The name Tampa comes from the Caloosa Indians, but the exact meaning is unknown. A 16th century explorer named Hernando de Escalante Fontaneda compiled a list of place names in use by the natives, including "Tanpa," which Spanish mapmakers changed to "Tampa."

In 1824, the U.S. Army established Fort Brooke near the mouth of the Hillsborough River. It served as a command post during the second and third Seminole Wars. After it was no longer needed, it was decommissioned in 1883 and later torn down. Today, the Old Fort Brooke Municipal Parking Garage in downtown Tampa marks the spot where it once stood.

A town grew up around the fort, at first called Fort Brooke, but then named for the nearby prominent body of water Tampa Bay. The "Bay" was soon dropped, and the town became known as Tampa. It was incorporated as a city in 1855, and then reincorporated on July 15, 1887, which is now considered the official date of the city of Tampa's founding.

In 1886, Vicente Martinez Ybor and Ignacio Haya purchased 50 acres of land near Tampa on which to build cigar factories. With the workers living nearby, a company town sprang up, called Ybor City. Later, cigar factories were also established in West Tampa, incorporated in 1895 and annexed by Tampa in 1925. Tampa became famous as "Cigar City."

In 1891, Florida railroad magnate Henry B. Plant, hoping to draw more people to ride his trains all the way to the end of the line, opened the Tampa Bay Hotel across the Hillsborough River from downtown Tampa. A grand, opulent hotel, its architecture was inspired by that found in the Ottoman Empire, including most notably several large minarets atop the roof. After Plant died in 1899, the hotel ended up as the property of the city of Tampa. It closed as a hotel in 1932, eventually reopening as a University of Tampa classroom building with a museum inside. A new high school was named for Plant in 1927; a small city east of Tampa is named Plant City in his honor.

Throughout the 20th century, Tampa steadily grew as the center of commerce for the west coast of Florida, with the city limits expanding in all directions not cut off by water, and unincorporated suburbs beyond the limits, filling the swamplands and palmetto scrublands with roads, houses, and strip malls.

Tourism remained a principal industry, helped along in the late 1950s when the local Anheuser-Busch brewery started beautifying their grounds and didn't stop until they ended up creating the Busch Gardens theme park (originally known as "The Dark Continent").

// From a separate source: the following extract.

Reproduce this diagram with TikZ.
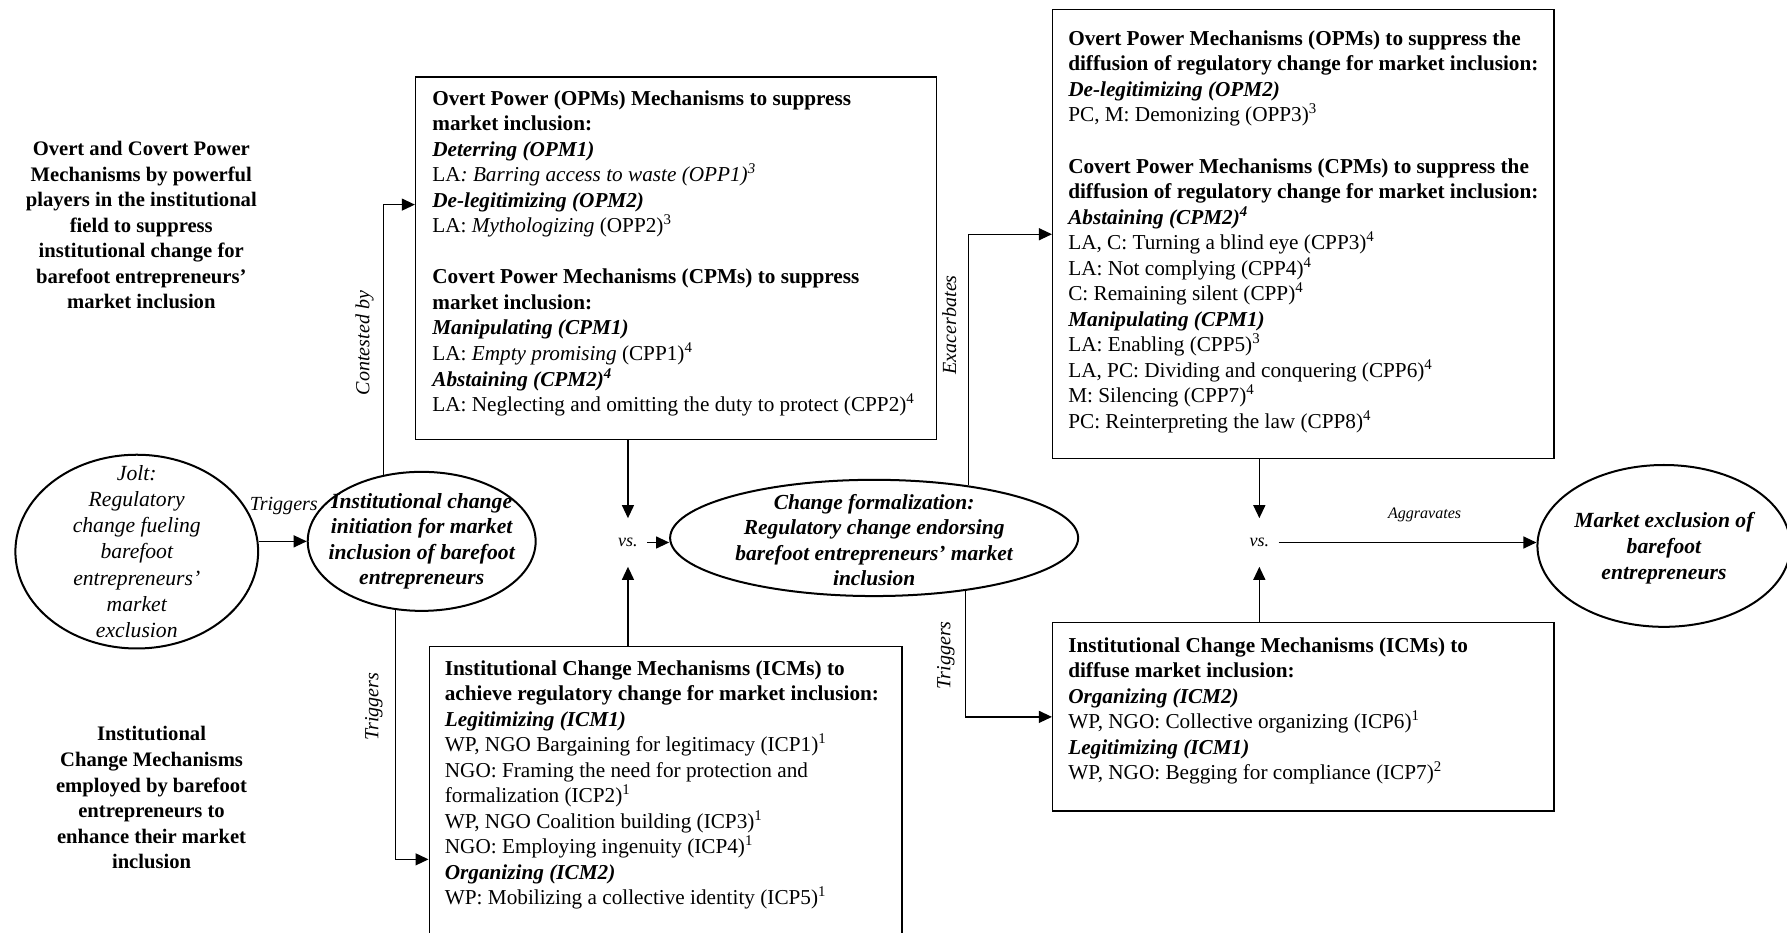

The cigar industry declined beginning in the 1930s, as cigarettes grew in popularity and machine-rolled cigars made in Central America began to be sold at a much cheaper price than cigars from Tampa. There was a small boom in cigar smoking in the United States beginning in the late 1980s, but Ybor City's revival began in the early 1990s, when new restaurants, bars, and nightclubs suddenly began to sprout, and the area became the premier nightspot of the Tampa Bay area.

Tampa also became infamous as a symbol of futility, when the NFL expansion team Tampa Bay Buccaneers began play in 1976 and lost their first 26 regular season games over a span of almost two years. Later expansion teams, first in hockey and then in baseball, continued the tradition.

Vaguely creepy addendum: After I finished this writeup, I went to another window and refreshed my Yahoo! home page, and the AP top story was "Plane Crashes Into Tampa Building."